* begin Stored data *
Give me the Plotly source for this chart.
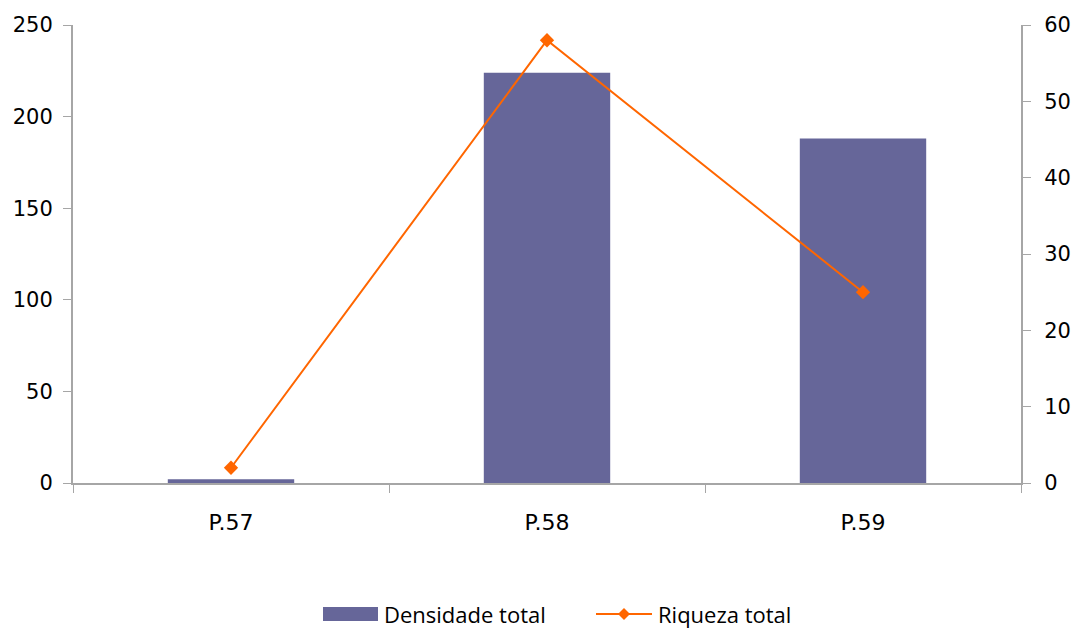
import plotly.graph_objects as go

categories = ["P.57", "P.58", "P.59"]
densidade = [2, 224, 188]
riqueza = [2, 58, 25]
series_names = ["Densidade total", "Riqueza total"]

BAR_COLOR = "#666699"
LINE_COLOR = "#FF6600"
AXIS_COLOR = "#A6A6A6"

fig = go.Figure()
fig.add_trace(go.Bar(x=categories, y=densidade, name=series_names[0],
                     marker=dict(color=BAR_COLOR, line=dict(width=0))))
fig.add_trace(go.Scatter(x=categories, y=riqueza, name=series_names[1], yaxis="y2",
                         mode="lines+markers",
                         line=dict(color=LINE_COLOR, width=2),
                         marker=dict(symbol="diamond", size=11, color=LINE_COLOR)))

axis_font = dict(family="DejaVu Sans", size=22, color="#000000")
legend_font = dict(family="Open Sans", size=22, color="#000000")

W, H = 1072, 628
ml, mr, mt, mb = 73, 51, 25, 145

def px_to_paper_x(px):
    return (px - ml) / (W - ml - mr)

def py_to_paper_y(py):
    return (H - mb - py) / (H - mt - mb)

# custom legend (rectangle swatch + line with diamond), in pixel coords
ly = py_to_paper_y(614)
shapes = [
    dict(type="rect", xref="paper", yref="paper",
         x0=px_to_paper_x(323), x1=px_to_paper_x(378),
         y0=py_to_paper_y(607), y1=py_to_paper_y(621),
         fillcolor=BAR_COLOR, line=dict(width=0)),
    dict(type="line", xref="paper", yref="paper",
         x0=px_to_paper_x(596), x1=px_to_paper_x(652), y0=ly, y1=ly,
         line=dict(color=LINE_COLOR, width=2)),
]
dcx, dcy = 624, 614
d = 6
pts = [(dcx, dcy - d), (dcx + d, dcy), (dcx, dcy + d), (dcx - d, dcy)]
path = "M " + " L ".join(f"{px_to_paper_x(x)},{py_to_paper_y(y)}" for x, y in pts) + " Z"
shapes.append(dict(type="path", xref="paper", yref="paper", path=path,
                   fillcolor=LINE_COLOR, line=dict(width=0)))

annotations = [
    dict(text=series_names[0], xref="paper", yref="paper", x=px_to_paper_x(382), y=ly,
         xanchor="left", yanchor="middle", showarrow=False, font=legend_font),
    dict(text=series_names[1], xref="paper", yref="paper", x=px_to_paper_x(656), y=ly,
         xanchor="left", yanchor="middle", showarrow=False, font=legend_font),
]

fig.update_layout(
    width=W, height=H,
    margin=dict(l=ml, r=mr, t=mt, b=mb, autoexpand=False),
    paper_bgcolor="white", plot_bgcolor="white",
    bargap=0.6,
    showlegend=False,
    shapes=shapes,
    annotations=annotations,
    xaxis=dict(type="category", showline=True, linecolor=AXIS_COLOR, linewidth=2,
               ticks="outside", tickson="boundaries", ticklen=8, tickcolor=AXIS_COLOR,
               showgrid=False, tickfont=axis_font, ticklabelstandoff=19, automargin=False),
    yaxis=dict(range=[0, 250], tickvals=[0, 50, 100, 150, 200, 250], showline=True,
               linecolor=AXIS_COLOR, linewidth=2, ticks="outside", ticklen=8,
               tickcolor=AXIS_COLOR, showgrid=False, zeroline=False,
               tickfont=dict(axis_font, size=21), ticklabelstandoff=6, automargin=False),
    yaxis2=dict(range=[0, 60], tickvals=[0, 10, 20, 30, 40, 50, 60], overlaying="y",
                side="right", showline=True, linecolor=AXIS_COLOR, linewidth=2,
                ticks="outside", ticklen=8, tickcolor=AXIS_COLOR, showgrid=False,
                zeroline=False, tickfont=dict(axis_font, size=21), ticklabelstandoff=9,
                automargin=False),
)

fig.write_html("out.html",
               config={"displayModeBar": False},
               post_script="document.body.style.margin='0px';document.body.style.overflow='hidden';")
* end Stored data *
■ Objective ■
Transcribe the listing in full. Omit the pictures and keep every line exact.

■ Answer in full ■
Give me the Plotly source for this chart.
import plotly.graph_objects as go

categories = ["P.57", "P.58", "P.59"]
densidade = [2, 224, 188]
riqueza = [2, 58, 25]
series_names = ["Densidade total", "Riqueza total"]

BAR_COLOR = "#666699"
LINE_COLOR = "#FF6600"
AXIS_COLOR = "#A6A6A6"

fig = go.Figure()
fig.add_trace(go.Bar(x=categories, y=densidade, name=series_names[0],
                     marker=dict(color=BAR_COLOR, line=dict(width=0))))
fig.add_trace(go.Scatter(x=categories, y=riqueza, name=series_names[1], yaxis="y2",
                         mode="lines+markers",
                         line=dict(color=LINE_COLOR, width=2),
                         marker=dict(symbol="diamond", size=11, color=LINE_COLOR)))

axis_font = dict(family="DejaVu Sans", size=22, color="#000000")
legend_font = dict(family="Open Sans", size=22, color="#000000")

W, H = 1072, 628
ml, mr, mt, mb = 73, 51, 25, 145

def px_to_paper_x(px):
    return (px - ml) / (W - ml - mr)

def py_to_paper_y(py):
    return (H - mb - py) / (H - mt - mb)

# custom legend (rectangle swatch + line with diamond), in pixel coords
ly = py_to_paper_y(614)
shapes = [
    dict(type="rect", xref="paper", yref="paper",
         x0=px_to_paper_x(323), x1=px_to_paper_x(378),
         y0=py_to_paper_y(607), y1=py_to_paper_y(621),
         fillcolor=BAR_COLOR, line=dict(width=0)),
    dict(type="line", xref="paper", yref="paper",
         x0=px_to_paper_x(596), x1=px_to_paper_x(652), y0=ly, y1=ly,
         line=dict(color=LINE_COLOR, width=2)),
]
dcx, dcy = 624, 614
d = 6
pts = [(dcx, dcy - d), (dcx + d, dcy), (dcx, dcy + d), (dcx - d, dcy)]
path = "M " + " L ".join(f"{px_to_paper_x(x)},{py_to_paper_y(y)}" for x, y in pts) + " Z"
shapes.append(dict(type="path", xref="paper", yref="paper", path=path,
                   fillcolor=LINE_COLOR, line=dict(width=0)))

annotations = [
    dict(text=series_names[0], xref="paper", yref="paper", x=px_to_paper_x(382), y=ly,
         xanchor="left", yanchor="middle", showarrow=False, font=legend_font),
    dict(text=series_names[1], xref="paper", yref="paper", x=px_to_paper_x(656), y=ly,
         xanchor="left", yanchor="middle", showarrow=False, font=legend_font),
]

fig.update_layout(
    width=W, height=H,
    margin=dict(l=ml, r=mr, t=mt, b=mb, autoexpand=False),
    paper_bgcolor="white", plot_bgcolor="white",
    bargap=0.6,
    showlegend=False,
    shapes=shapes,
    annotations=annotations,
    xaxis=dict(type="category", showline=True, linecolor=AXIS_COLOR, linewidth=2,
               ticks="outside", tickson="boundaries", ticklen=8, tickcolor=AXIS_COLOR,
               showgrid=False, tickfont=axis_font, ticklabelstandoff=19, automargin=False),
    yaxis=dict(range=[0, 250], tickvals=[0, 50, 100, 150, 200, 250], showline=True,
               linecolor=AXIS_COLOR, linewidth=2, ticks="outside", ticklen=8,
               tickcolor=AXIS_COLOR, showgrid=False, zeroline=False,
               tickfont=dict(axis_font, size=21), ticklabelstandoff=6, automargin=False),
    yaxis2=dict(range=[0, 60], tickvals=[0, 10, 20, 30, 40, 50, 60], overlaying="y",
                side="right", showline=True, linecolor=AXIS_COLOR, linewidth=2,
                ticks="outside", ticklen=8, tickcolor=AXIS_COLOR, showgrid=False,
                zeroline=False, tickfont=dict(axis_font, size=21), ticklabelstandoff=9,
                automargin=False),
)

fig.write_html("out.html",
               config={"displayModeBar": False},
               post_script="document.body.style.margin='0px';document.body.style.overflow='hidden';")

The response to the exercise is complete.